Faz mais de 20 anos que a médica Ana Claudia Quintana Arantes lida profissionalmente com a morte. Em 2012, ela deu uma palestra no TED falando sobre seu trabalho como geriatra e paliativista e o vídeo viralizou. Sua fala virou um livro publicado em 2016 e ampliado em 2019. Em A morte é um dia que vale a pena viver: E um excelente motivo para se buscar um novo olhar para a vida (Editora Sextante, 192 páginas), a autora quebra tabus e se debruça sobre um assunto que a maioria prefere evitar: a morte.
Com mais de 300 mil livros vendidos, ela prova que discutir o fim da vida é uma necessidade não só pessoal, mas de saúde pública. Uma das maiores referências em cuidado paliativo no país, a especialista mostra que ainda há muito a se fazer pelos pacientes, mesmo quando não existem mais chances de cura, que a medicina pode ir além dos tratamentos e medicamentos.

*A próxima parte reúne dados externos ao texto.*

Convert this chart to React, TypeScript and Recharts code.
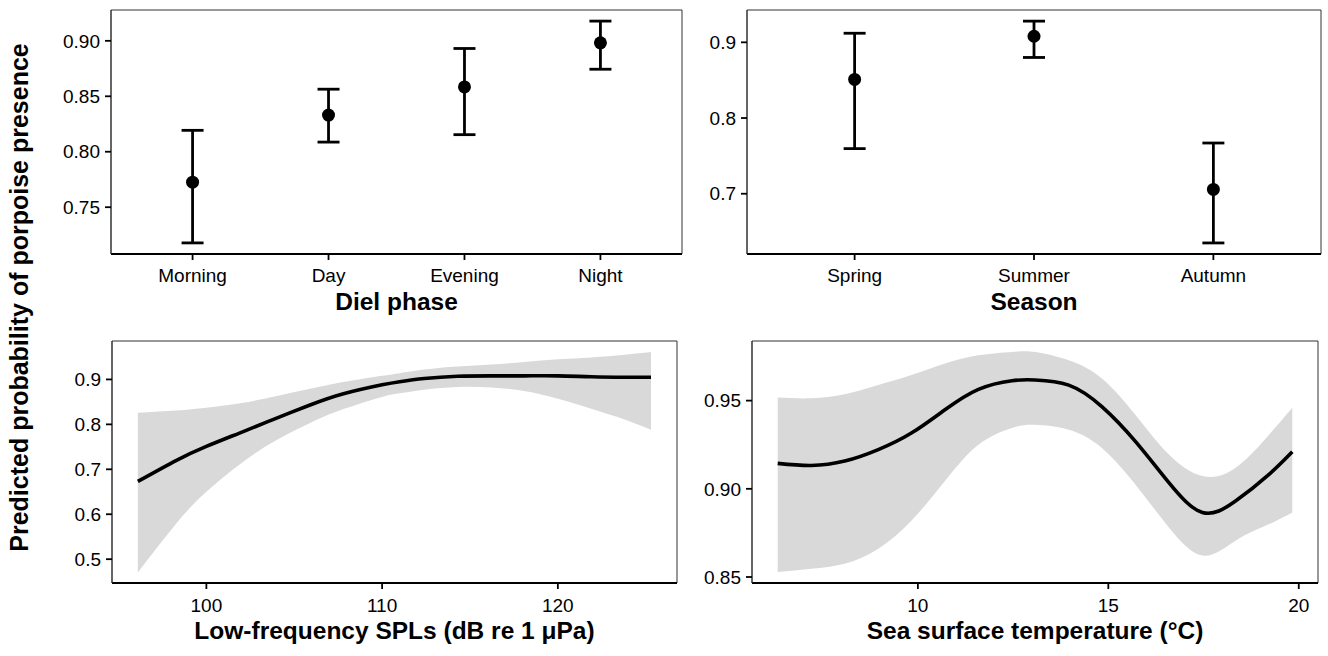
import { Area, ComposedChart, ErrorBar, Line, ReferenceArea, XAxis, YAxis } from 'recharts';

const FONT = '"Liberation Sans", Arial, sans-serif';

// Diel phase: predicted probability with 95% CI
const dielPhases = ['Morning', 'Day', 'Evening', 'Night'];
const dielMean = [0.7726, 0.8331, 0.8584, 0.8982];
const dielLower = [0.7178, 0.8087, 0.8154, 0.8744];
const dielUpper = [0.8193, 0.8564, 0.8931, 0.9178];
const dielYTicks = [0.75, 0.8, 0.85, 0.9];

// Season
const seasons = ['Spring', 'Summer', 'Autumn'];
const seasonMean = [0.851, 0.908, 0.7057];
const seasonLower = [0.7596, 0.88, 0.635];
const seasonUpper = [0.912, 0.928, 0.767];
const seasonYTicks = [0.7, 0.8, 0.9];

// Low-frequency SPL smooth
const splX = [96.1, 98.3, 100, 102.1, 104, 105.9, 107.8, 110, 111, 112.4, 114.3, 116.2, 118.1, 120, 121.9, 123.8, 125.3];
const splFit = [0.673, 0.72, 0.751, 0.784, 0.814, 0.843, 0.868, 0.888, 0.895, 0.902, 0.907, 0.908, 0.908, 0.908, 0.906, 0.905, 0.905];
const splLower = [0.4705, 0.58, 0.65, 0.717, 0.765, 0.803, 0.834, 0.861, 0.869, 0.877, 0.883, 0.882, 0.874, 0.857, 0.835, 0.811, 0.788];
const splUpper = [0.826, 0.831, 0.837, 0.848, 0.863, 0.879, 0.894, 0.908, 0.914, 0.922, 0.929, 0.933, 0.939, 0.945, 0.949, 0.955, 0.961];
const splXTicks = [100, 110, 120];
const splYTicks = [0.5, 0.6, 0.7, 0.8, 0.9];

// Sea surface temperature smooth
const sstX = [6.32, 7.2, 8.08, 8.96, 9.83, 10.71, 11.59, 12.47, 13.08, 13.96, 14.83, 15.71, 16.59, 17.47, 18.34, 19.22, 19.83];
const sstFit = [0.9144, 0.9132, 0.9157, 0.9222, 0.9316, 0.9448, 0.9564, 0.9613, 0.9617, 0.9588, 0.9466, 0.9269, 0.9035, 0.8866, 0.8931, 0.9082, 0.921];
const sstLower = [0.8528, 0.8547, 0.8575, 0.866, 0.8819, 0.9044, 0.925, 0.9345, 0.9363, 0.9335, 0.9232, 0.9025, 0.8781, 0.8622, 0.8706, 0.88, 0.8866];
const sstUpper = [0.9517, 0.9513, 0.9536, 0.9588, 0.9645, 0.971, 0.9757, 0.9776, 0.9776, 0.9729, 0.9626, 0.942, 0.9194, 0.9072, 0.9119, 0.9307, 0.946];
const sstXTicks = [10, 15, 20];
const sstYTicks = [0.85, 0.9, 0.95];

const tickStyle = { fill: '#000', fontSize: 19, fontFamily: FONT };
const titleStyle = { fill: '#000', fontSize: 24.5, fontWeight: 700, fontFamily: FONT };
const yAxisLine = { stroke: '#333', strokeWidth: 1 };
const xAxisLine = { stroke: '#000', strokeWidth: 2 };
const tickLine = { stroke: '#000', strokeWidth: 1.8 };

type Layout = {
  left: number;
  top: number;
  width: number;
  height: number;
  yAxisWidth: number;
  marginTop: number;
  marginRight: number;
  xAxisHeight: number;
  titleOffset: number;
  tickGap: number;
};

function PointPanel({
  names,
  mean,
  lower,
  upper,
  yTicks,
  yDomain,
  digits,
  title,
  box,
}: {
  names: string[];
  mean: number[];
  lower: number[];
  upper: number[];
  yTicks: number[];
  yDomain: [number, number];
  digits: number;
  title: string;
  box: Layout;
}) {
  const data = names.map((name, i) => ({
    pos: i + 1,
    name,
    mean: mean[i],
    err: [mean[i] - lower[i], upper[i] - mean[i]],
  }));
  const xDomain: [number, number] = [0.4, names.length + 0.6];

  return (
    <div style={{ position: 'absolute', left: box.left, top: box.top }}>
      <ComposedChart
        width={box.width}
        height={box.height}
        data={data}
        margin={{ top: box.marginTop, right: box.marginRight, bottom: 0, left: 0 }}
      >
        <XAxis
          type="number"
          dataKey="pos"
          domain={xDomain}
          ticks={data.map((d) => d.pos)}
          tickFormatter={(v: number) => names[v - 1]}
          interval={0}
          allowDataOverflow
          height={box.xAxisHeight}
          tick={tickStyle}
          tickSize={6}
          tickMargin={box.tickGap}
          tickLine={tickLine}
          axisLine={xAxisLine}
          label={{ value: title, position: 'insideBottom', offset: box.titleOffset, style: titleStyle }}
        />
        <YAxis
          type="number"
          domain={yDomain}
          ticks={yTicks}
          tickFormatter={(v: number) => v.toFixed(digits)}
          interval={0}
          allowDataOverflow
          width={box.yAxisWidth}
          tick={tickStyle}
          tickSize={6}
          tickMargin={5}
          tickLine={tickLine}
          axisLine={yAxisLine}
        />
        <ReferenceArea
          x1={xDomain[0]}
          x2={xDomain[1]}
          y1={yDomain[0]}
          y2={yDomain[1]}
          fill="none"
          stroke="#333"
          strokeWidth={1}
          ifOverflow="visible"
        />
        <Line
          dataKey="mean"
          stroke="none"
          strokeWidth={0}
          dot={{ r: 6.5, fill: '#000', stroke: '#000', strokeWidth: 0 }}
          activeDot={false}
          isAnimationActive={false}
        >
          <ErrorBar dataKey="err" direction="y" width={11} strokeWidth={2.8} stroke="#000" isAnimationActive={false} />
        </Line>
      </ComposedChart>
    </div>
  );
}

function SmoothPanel({
  xs,
  fit,
  lower,
  upper,
  xTicks,
  yTicks,
  xDomain,
  yDomain,
  digits,
  title,
  box,
}: {
  xs: number[];
  fit: number[];
  lower: number[];
  upper: number[];
  xTicks: number[];
  yTicks: number[];
  xDomain: [number, number];
  yDomain: [number, number];
  digits: number;
  title: string;
  box: Layout;
}) {
  const data = xs.map((x, i) => ({ x, fit: fit[i], band: [lower[i], upper[i]] }));

  return (
    <div style={{ position: 'absolute', left: box.left, top: box.top }}>
      <ComposedChart
        width={box.width}
        height={box.height}
        data={data}
        margin={{ top: box.marginTop, right: box.marginRight, bottom: 0, left: 0 }}
      >
        <XAxis
          type="number"
          dataKey="x"
          domain={xDomain}
          ticks={xTicks}
          interval={0}
          allowDataOverflow
          height={box.xAxisHeight}
          tick={tickStyle}
          tickSize={6}
          tickMargin={box.tickGap}
          tickLine={tickLine}
          axisLine={xAxisLine}
          label={{ value: title, position: 'insideBottom', offset: box.titleOffset, style: titleStyle }}
        />
        <YAxis
          type="number"
          domain={yDomain}
          ticks={yTicks}
          tickFormatter={(v: number) => v.toFixed(digits)}
          interval={0}
          allowDataOverflow
          width={box.yAxisWidth}
          tick={tickStyle}
          tickSize={6}
          tickMargin={5}
          tickLine={tickLine}
          axisLine={yAxisLine}
        />
        <Area
          type="natural"
          dataKey="band"
          stroke="none"
          fill="#d9d9d9"
          fillOpacity={1}
          activeDot={false}
          isAnimationActive={false}
        />
        <Line
          type="natural"
          dataKey="fit"
          stroke="#000"
          strokeWidth={3.6}
          dot={false}
          activeDot={false}
          isAnimationActive={false}
        />
        <ReferenceArea
          x1={xDomain[0]}
          x2={xDomain[1]}
          y1={yDomain[0]}
          y2={yDomain[1]}
          fill="none"
          stroke="#333"
          strokeWidth={1}
          ifOverflow="visible"
        />
      </ComposedChart>
    </div>
  );
}

export default function App() {
  return (
    <div style={{ position: 'absolute', left: 0, top: 0, width: 1328, height: 656, background: '#fff', overflow: 'hidden' }}>
      <PointPanel
        names={dielPhases}
        mean={dielMean}
        lower={dielLower}
        upper={dielUpper}
        yTicks={dielYTicks}
        yDomain={[0.7078, 0.9278]}
        digits={2}
        title="Diel phase"
        box={{ left: 0, top: 0, width: 700, height: 320, yAxisWidth: 111, marginTop: 10, marginRight: 18, xAxisHeight: 66, titleOffset: 10, tickGap: 9 }}
      />
      <PointPanel
        names={seasons}
        mean={seasonMean}
        lower={seasonLower}
        upper={seasonUpper}
        yTicks={seasonYTicks}
        yDomain={[0.6204, 0.9427]}
        digits={1}
        title="Season"
        box={{ left: 640, top: 0, width: 688, height: 320, yAxisWidth: 107, marginTop: 10, marginRight: 7, xAxisHeight: 66, titleOffset: 10, tickGap: 9 }}
      />
      <SmoothPanel
        xs={splX}
        fit={splFit}
        lower={splLower}
        upper={splUpper}
        xTicks={splXTicks}
        yTicks={splYTicks}
        xDomain={[94.63, 126.78]}
        yDomain={[0.447, 0.9855]}
        digits={1}
        title="Low-frequency SPLs (dB re 1 μPa)"
        box={{ left: 0, top: 320, width: 690, height: 336, yAxisWidth: 112, marginTop: 21, marginRight: 13, xAxisHeight: 73, titleOffset: 17, tickGap: 10 }}
      />
      <SmoothPanel
        xs={sstX}
        fit={sstFit}
        lower={sstLower}
        upper={sstUpper}
        xTicks={sstXTicks}
        yTicks={sstYTicks}
        xDomain={[5.645, 20.505]}
        yDomain={[0.8466, 0.9838]}
        digits={2}
        title="Sea surface temperature (°C)"
        box={{ left: 640, top: 320, width: 688, height: 336, yAxisWidth: 112, marginTop: 21, marginRight: 10, xAxisHeight: 73, titleOffset: 17, tickGap: 10 }}
      />
      <svg width={60} height={656} style={{ position: 'absolute', left: 0, top: 0 }}>
        <text
          transform="translate(28, 297.5) rotate(-90)"
          textAnchor="middle"
          style={{ fontSize: 25, fontWeight: 700, fontFamily: FONT, fill: '#000' }}
        >
          Predicted probability of porpoise presence
        </text>
      </svg>
    </div>
  );
}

Ana Cláudia é formada pela USP e sócia-fundadora da Associação Casa do Cuidar, que oferece formação multiprofissional em cuidados paliativos. Na primeira obra, ela conta um pouco de sua jornada pessoal como médica, e ao modelo de Dráuzio Varella, mostra que é possível exercer os dois cargos, na medicina e na escrita, com maestria. Além de escrever muito bem, ela aborda a finitude da vida humana de forma inesperada, fazendo o leitor refletir sobre sua própria existência, e sobre o fim que ganham as pessoas que amamos. Será que não poderíamos estar fazendo mais por elas?
O livro destaca a evolução dos cuidados com as pessoas perto da morte. A conclusão a que chegamos após a leitura, não pode ser outra: a médica que convive com a morte diariamente realça que o que deveria nos apavorar e preocupar não é chegar ao nosso fim, mas sim a perspectiva de morrer sem antes ter aproveitado as oportunidades, sem ter utilizado o tempo como queríamos, enfim, de não ter realmente vivido.

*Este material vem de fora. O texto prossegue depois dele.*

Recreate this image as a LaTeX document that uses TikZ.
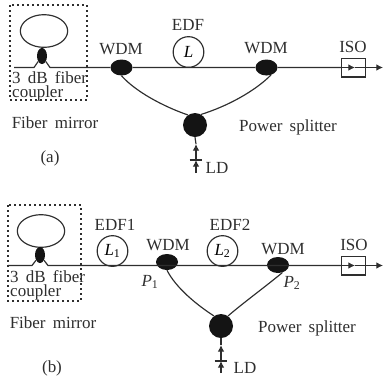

A reflexão dá vida também ao seu segundo livro, Histórias lindas de morrer (Editora Sextante, 224 páginas), de 2020. No volume, a paliativista relata momentos que passou no atendimento aos pacientes, e sem identificá-los, compartilha suas jornadas de doença, dor, sofrimento, beleza, amor e redenção. As relações familiares que sofrem ao longo da vida e no leito de morte conseguem encontrar um caminho, os arrependimentos e as alegrias, tudo que nos faz ser humanos, e que importa mais a cada dia que passamos na terra.
É impossível não se emocionar durante as duas leituras, não encontrar histórias familiares, não se ver na jornada dessas pessoas e no medo ou na coragem com o qual elas encontram seu perecimento. O livro também compartilha a importância que a medicina tem ao oferecer conforto quando leva em consideração a pessoa humana, além do caso clínico. Em muitos casos, seguir o tratamento pode causar ainda mais dor, e por mais que seja difícil abrir mão de uma esperança de melhorar, oferecer cuidados e alívio, pode ser ainda mais importante.

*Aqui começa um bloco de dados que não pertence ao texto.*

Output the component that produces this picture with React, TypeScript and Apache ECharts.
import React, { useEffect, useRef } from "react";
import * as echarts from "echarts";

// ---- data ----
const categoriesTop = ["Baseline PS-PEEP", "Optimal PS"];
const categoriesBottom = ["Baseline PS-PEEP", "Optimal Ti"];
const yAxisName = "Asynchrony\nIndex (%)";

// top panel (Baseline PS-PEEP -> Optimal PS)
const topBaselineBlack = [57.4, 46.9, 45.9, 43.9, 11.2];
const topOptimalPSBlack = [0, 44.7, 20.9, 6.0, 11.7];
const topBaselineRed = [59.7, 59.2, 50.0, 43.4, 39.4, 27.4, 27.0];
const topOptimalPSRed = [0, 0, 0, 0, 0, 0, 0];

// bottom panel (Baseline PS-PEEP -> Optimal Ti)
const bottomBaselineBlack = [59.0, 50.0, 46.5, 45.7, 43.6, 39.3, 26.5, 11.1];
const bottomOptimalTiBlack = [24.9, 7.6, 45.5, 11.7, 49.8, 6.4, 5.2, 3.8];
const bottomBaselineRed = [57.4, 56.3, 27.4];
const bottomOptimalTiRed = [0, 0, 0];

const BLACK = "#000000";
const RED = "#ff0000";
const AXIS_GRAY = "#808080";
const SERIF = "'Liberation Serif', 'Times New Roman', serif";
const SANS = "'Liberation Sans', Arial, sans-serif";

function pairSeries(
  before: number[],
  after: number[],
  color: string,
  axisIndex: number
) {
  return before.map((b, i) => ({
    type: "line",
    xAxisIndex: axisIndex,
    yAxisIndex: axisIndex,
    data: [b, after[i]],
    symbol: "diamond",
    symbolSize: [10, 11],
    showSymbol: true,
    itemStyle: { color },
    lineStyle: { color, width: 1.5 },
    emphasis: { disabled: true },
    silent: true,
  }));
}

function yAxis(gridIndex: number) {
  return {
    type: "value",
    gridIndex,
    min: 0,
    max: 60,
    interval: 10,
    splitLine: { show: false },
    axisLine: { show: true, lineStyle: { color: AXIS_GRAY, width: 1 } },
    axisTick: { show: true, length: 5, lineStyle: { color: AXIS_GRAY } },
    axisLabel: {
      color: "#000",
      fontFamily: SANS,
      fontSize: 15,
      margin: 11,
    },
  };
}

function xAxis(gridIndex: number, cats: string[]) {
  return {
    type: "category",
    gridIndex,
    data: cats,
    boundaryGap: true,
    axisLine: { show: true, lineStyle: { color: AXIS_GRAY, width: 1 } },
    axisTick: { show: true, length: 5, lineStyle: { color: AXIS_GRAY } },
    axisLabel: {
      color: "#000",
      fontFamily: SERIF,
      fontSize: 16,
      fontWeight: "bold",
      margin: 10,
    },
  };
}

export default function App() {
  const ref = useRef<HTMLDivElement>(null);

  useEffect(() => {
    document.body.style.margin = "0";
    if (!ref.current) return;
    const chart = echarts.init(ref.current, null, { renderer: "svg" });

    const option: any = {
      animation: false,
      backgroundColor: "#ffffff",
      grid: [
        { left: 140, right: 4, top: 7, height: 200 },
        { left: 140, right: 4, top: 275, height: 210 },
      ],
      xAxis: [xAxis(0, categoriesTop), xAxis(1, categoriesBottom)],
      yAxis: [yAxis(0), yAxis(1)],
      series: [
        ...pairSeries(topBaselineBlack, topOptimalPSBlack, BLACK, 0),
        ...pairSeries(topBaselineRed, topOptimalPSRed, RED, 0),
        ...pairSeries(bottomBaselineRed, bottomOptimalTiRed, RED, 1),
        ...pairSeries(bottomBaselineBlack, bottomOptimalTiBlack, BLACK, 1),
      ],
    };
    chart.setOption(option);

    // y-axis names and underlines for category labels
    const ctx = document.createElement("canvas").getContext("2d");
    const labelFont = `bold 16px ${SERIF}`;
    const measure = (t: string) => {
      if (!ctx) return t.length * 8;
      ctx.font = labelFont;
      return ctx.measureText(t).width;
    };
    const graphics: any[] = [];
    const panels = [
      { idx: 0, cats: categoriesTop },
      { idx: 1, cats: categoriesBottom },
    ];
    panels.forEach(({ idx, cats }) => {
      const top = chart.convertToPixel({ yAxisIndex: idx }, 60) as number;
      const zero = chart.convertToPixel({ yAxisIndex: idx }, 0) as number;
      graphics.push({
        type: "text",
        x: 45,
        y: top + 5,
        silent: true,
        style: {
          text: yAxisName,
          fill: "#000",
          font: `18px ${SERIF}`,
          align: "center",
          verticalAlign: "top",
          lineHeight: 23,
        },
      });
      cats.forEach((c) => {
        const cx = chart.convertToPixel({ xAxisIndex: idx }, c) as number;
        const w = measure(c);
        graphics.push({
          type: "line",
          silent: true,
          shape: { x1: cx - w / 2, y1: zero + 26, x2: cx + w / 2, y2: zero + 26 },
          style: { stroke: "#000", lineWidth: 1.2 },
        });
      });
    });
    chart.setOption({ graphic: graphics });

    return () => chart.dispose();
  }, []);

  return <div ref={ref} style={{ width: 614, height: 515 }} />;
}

A médica escreveu ainda Pra vida toda valer a pena viver: Pequeno manual para envelhecer com alegria (2021), também pela Editora Sextante. Na obra ela também dá dicas de saúde e bem-estar para chegar melhor à terceira idade. Não tive a oportunidade de ler, mas já está na minha lista de leituras, então assim que conseguir conferir volto aqui para contar o que achei. Mas uma coisa é certa: terá uma escrita ricamente humana, emocionante e capaz de mudar a vida de quem lê.